The two year chart of COG provides some technical direction for this trade.

(click to enlarge)

The slow stochastic sub chart shows that COG is near oversold levels. The main chart shows that COG is in a weak uptrend. Recent results should not cause the end of this uptrend. In fact the higher prices that COG will glean this year might amount to an extra $0.50/Mcf in FY2014. This would translate into approximately 0.95 * 559 Bcf * $0.50 * 1,000,000 Mcf/Bcf = $265.5 million. With 418.77 million shares outstanding, this could mean another +$0.63 in revenues for FY2014. If you figure 40% taxes, you get another +$0.38 in EPS per common share. This would be a near 30% bump in the current EPS estimate; and that should make the stock want to go up.

When you see that COG has an EPS growth estimate of 41.10% for FY2014 without this bump up, COG could really have great growth with such a bump. Plus COG has an average analysts' next 5 years EPS growth estimate per annum of 52.34%. This should make COG a great stock to own over the longer term, especially with US natural gas prices expected to rise. If prices are significantly higher this year, that will mean still higher hedges for 2015. It will mean still higher profits.

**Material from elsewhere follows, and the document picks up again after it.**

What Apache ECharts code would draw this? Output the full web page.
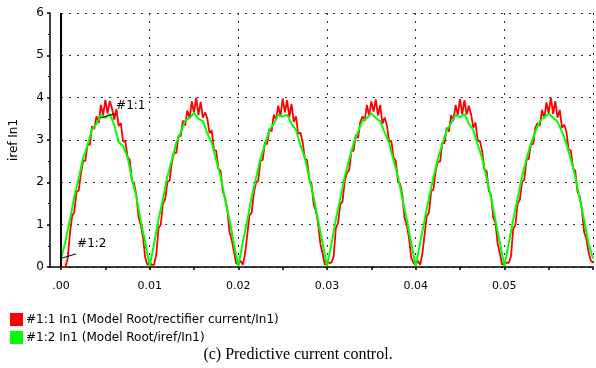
<!DOCTYPE html>
<html>
<head>
<meta charset="utf-8">
<script src="https://cdn.jsdelivr.net/npm/echarts@6/dist/echarts.min.js"></script>
<style>
html,body{margin:0;padding:0;background:#fff;}
#chart{width:596px;height:368px;}
</style>
</head>
<body>
<div id="chart"></div>
<script>
// ---- data ----
const xTickLabels = ['.00', '0.01', '0.02', '0.03', '0.04', '0.05'];
const yTickLabels = ['0', '1', '2', '3', '4', '5', '6'];
const seriesNames = ['#1:1 In1 (Model Root/rectifier current/In1)', '#1:2 In1 (Model Root/iref/In1)'];
const yAxisTitle = 'iref In1';
const caption = '(c) Predictive current control.';

// rectifier current, sampled every 0.25 ms from t = 0 to 0.06 s
const redStep = 0.00025;
const rectifierCurrent = [
  0,0,0,0.2,0.77,1.20,1.30,1.77,1.81,2.22,2.51,2.51,2.91,2.88,3.32,3.26,3.56,3.40,3.83,3.59,3.95,3.63,3.92,3.75,3.48,3.73,3.33,3.40,2.96,2.98,2.60,2.53,2.05,1.96,1.69,1.17,0.99,0.70,0.22,0.05,
  0.10,0.05,0.05,0.30,0.92,1.00,1.50,1.60,2.01,2.04,2.47,2.71,2.69,3.10,3.09,3.46,3.34,3.70,3.51,3.91,3.65,4.00,3.59,3.90,3.53,3.65,3.51,3.16,3.23,2.76,2.75,2.33,2.27,1.78,1.64,1.37,0.83,0.65,0.37,0.10,
  0.05,0.15,0.05,0.30,0.74,1.22,1.28,1.75,1.99,2.04,2.51,2.53,2.95,2.90,3.27,3.20,3.60,3.47,3.81,3.55,3.98,3.65,3.94,3.54,3.85,3.43,3.56,3.14,3.18,2.96,2.55,2.53,2.07,1.98,1.47,1.33,1.03,0.55,0.32,0.05,
  0.10,0.10,0.10,0.25,0.92,1.04,1.48,1.55,2.03,2.22,2.29,2.73,2.75,3.12,3.05,3.42,3.56,3.45,3.83,3.57,3.91,3.67,3.96,3.58,3.83,3.38,3.53,3.36,2.96,2.98,2.59,2.51,2.03,1.96,1.69,1.15,0.99,0.68,0.22,0.10,
  0.05,0.15,0.05,0.30,0.76,1.20,1.28,1.79,1.83,2.26,2.49,2.49,2.93,2.92,3.29,3.20,3.59,3.45,3.83,3.59,3.97,3.61,3.94,3.60,3.81,3.61,3.29,3.41,2.98,2.98,2.73,2.31,2.27,1.80,1.69,1.17,1.03,0.55,0.32,0.05,
  0.10,0.10,0.10,0.25,0.90,1.00,1.50,1.59,2.01,2.06,2.53,2.55,2.91,2.90,3.29,3.40,3.34,3.71,3.51,3.89,3.63,4.00,3.62,3.92,3.53,3.71,3.29,3.36,3.20,2.78,2.75,2.33,2.27,1.78,1.67,1.35,0.83,0.66,0.35,0.15,
  0.10
];

// reference current iref, sampled every 0.5 ms from t = 0 to 0.06 s
const greenStep = 0.0005;
const irefCurrent = [
  0.20,0.60,1.10,1.66,2.10,2.58,2.88,3.25,3.38,3.60,3.52,3.62,3.36,2.95,2.86,2.60,2.08,1.66,1.08,0.58,
  0.02,0.55,1.13,1.61,2.14,2.53,2.93,3.18,3.46,3.52,3.64,3.50,3.45,3.16,2.94,2.52,2.15,1.60,1.12,0.55,
  0.02,0.58,1.09,1.65,2.10,2.57,2.89,3.24,3.38,3.60,3.55,3.60,3.38,3.24,2.88,2.58,2.10,1.65,1.10,0.57,
  0.02,0.55,1.12,1.62,2.13,2.54,2.92,3.19,3.45,3.52,3.63,3.52,3.44,3.18,2.93,2.53,2.14,1.61,1.12,0.56,
  0.02,0.57,1.10,1.64,2.11,2.56,2.90,3.23,3.40,3.59,3.54,3.61,3.39,3.23,2.89,2.57,2.11,1.64,1.10,0.57,
  0.02,0.56,1.12,1.62,2.13,2.55,2.92,3.20,3.44,3.54,3.62,3.53,3.43,3.20,2.92,2.54,2.13,1.62,1.11,0.55,
  0.20
];

// cursor markers: [from, to, label]
const cursorTime = 0;
const cursorMarkRed = [[0.0044, 3.52], [0.0061, 3.62], '#1:1'];
const cursorMarkGreen = [[0.0001, 0.21], [0.0017, 0.31], '#1:2'];

// ---- build ----
const toPairs = (vals, step) => vals.map((v, i) => [+(i * step).toFixed(5), v]);
const uiFont = 'DejaVu Sans';

const chart = echarts.init(document.getElementById('chart'), null, {renderer: 'canvas'});
const dotted = {color: '#333', width: 1, type: [2, 6]};

function markText(m, lift) {
  return {
    silent: true, animation: false, symbol: 'circle', symbolSize: 0,
    label: {show: true, position: 'right', distance: 1, offset: [0, -lift], formatter: m[2],
            color: '#000', fontFamily: uiFont, fontSize: 12},
    data: [{coord: m[1]}]
  };
}

chart.setOption({
  animation: false,
  backgroundColor: '#fff',
  title: {
    text: caption, left: 'center', top: 342,
    textStyle: {fontFamily: 'Liberation Serif', fontSize: 16, fontWeight: 'normal', color: '#000'}
  },
  legend: {
    orient: 'vertical', left: 5, top: 308, itemWidth: 13, itemHeight: 13, itemGap: 5,
    icon: 'rect', selectedMode: false,
    textStyle: {fontFamily: uiFont, fontSize: 12, color: '#000', padding: [0, 0, 0, -2]},
    data: seriesNames
  },
  grid: [
    {left: 61, right: 1, top: 13, bottom: 101},
    {left: 50, width: 11, top: 13, bottom: 101}
  ],
  xAxis: [
    {
      gridIndex: 0, type: 'value', min: 0, max: 0.06, interval: 0.01,
      axisLine: {show: true, onZero: false, lineStyle: {color: '#000', width: 1.5}},
      axisTick: {show: true, length: 3, lineStyle: {color: '#000', width: 1.5}},
      minorTick: {show: true, splitNumber: 2, length: 3, lineStyle: {color: '#000', width: 1.5}},
      axisLabel: {
        margin: 14, color: '#000', fontFamily: uiFont, fontSize: 11,
        formatter: v => { const i = Math.round(v / 0.01); return (Math.abs(v - i * 0.01) < 1e-9 && i < xTickLabels.length) ? xTickLabels[i] : ''; }
      },
      splitLine: {show: true, lineStyle: dotted}
    },
    {
      gridIndex: 1, type: 'value', min: 0, max: 1,
      axisLine: {show: true, onZero: false, lineStyle: {color: '#000', width: 1.5}},
      axisTick: {show: false}, axisLabel: {show: false}, splitLine: {show: false}
    }
  ],
  yAxis: [
    {
      gridIndex: 0, type: 'value', min: 0, max: 6, interval: 1,
      axisLine: {show: false}, axisTick: {show: false}, axisLabel: {show: false},
      splitLine: {show: true, lineStyle: dotted}
    },
    {
      gridIndex: 1, type: 'value', min: 0, max: 6, interval: 1, position: 'left',
      name: yAxisTitle, nameLocation: 'middle', nameGap: 30,
      nameTextStyle: {fontFamily: uiFont, fontSize: 12, color: '#000'},
      axisLine: {show: true, lineStyle: {color: '#000', width: 1.5}},
      axisTick: {show: true, length: 3, lineStyle: {color: '#000', width: 1.5}},
      minorTick: {show: true, splitNumber: 2, length: 2, lineStyle: {color: '#000', width: 1}},
      axisLabel: {margin: 6, color: '#000', fontFamily: uiFont, fontSize: 12,
                  formatter: v => yTickLabels[Math.round(v)]},
      splitLine: {show: false}
    }
  ],
  series: [
    {
      name: seriesNames[0], type: 'line', xAxisIndex: 0, yAxisIndex: 0,
      data: toPairs(rectifierCurrent, redStep),
      showSymbol: false, symbol: 'none',
      lineStyle: {color: '#ff0000', width: 1.8},
      itemStyle: {color: '#ff0000'},
      markLine: {
        silent: true, symbol: 'none', animation: false,
        lineStyle: {color: '#000', width: 1, type: 'solid'},
        label: {show: false},
        data: [[{coord: cursorMarkRed[0]}, {coord: cursorMarkRed[1]}]]
      },
      markPoint: markText(cursorMarkRed, 8),
      z: 2
    },
    {
      name: seriesNames[1], type: 'line', xAxisIndex: 0, yAxisIndex: 0,
      data: toPairs(irefCurrent, greenStep),
      showSymbol: false, symbol: 'none',
      lineStyle: {color: '#00ff00', width: 2},
      itemStyle: {color: '#00ff00'},
      markLine: {
        silent: true, symbol: 'none', animation: false,
        lineStyle: {color: '#000', width: 1, type: 'solid'},
        label: {show: false},
        data: [
          [{coord: cursorMarkGreen[0]}, {coord: cursorMarkGreen[1]}],
          [{coord: [cursorTime, 0], lineStyle: {width: 2}}, {coord: [cursorTime, 6]}]
        ]
      },
      markPoint: markText(cursorMarkGreen, 10),
      z: 3
    }
  ]
});
</script>
</body>
</html>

COG is a long term buy. It has a CAPS rating of three stars (a hold); but the recent spike in US natural gas, which is likely to be stickier than many realize, should easily bump that rating to four stars. The average analysts' recommendation is 1.9 (a buy). I don't think investors can go very far wrong on COG for a long term play for the next several years.

NOTE: Some of the above fundamental financial information is from Yahoo Finance.

Good Luck Trading.

Disclosure: I have no positions in any stocks mentioned, but may initiate a long position in COG over the next 72 hours. I wrote this article myself, and it expresses my own opinions. I am not receiving compensation for it (other than from Seeking Alpha). I have no business relationship with any company whose stock is mentioned in this article.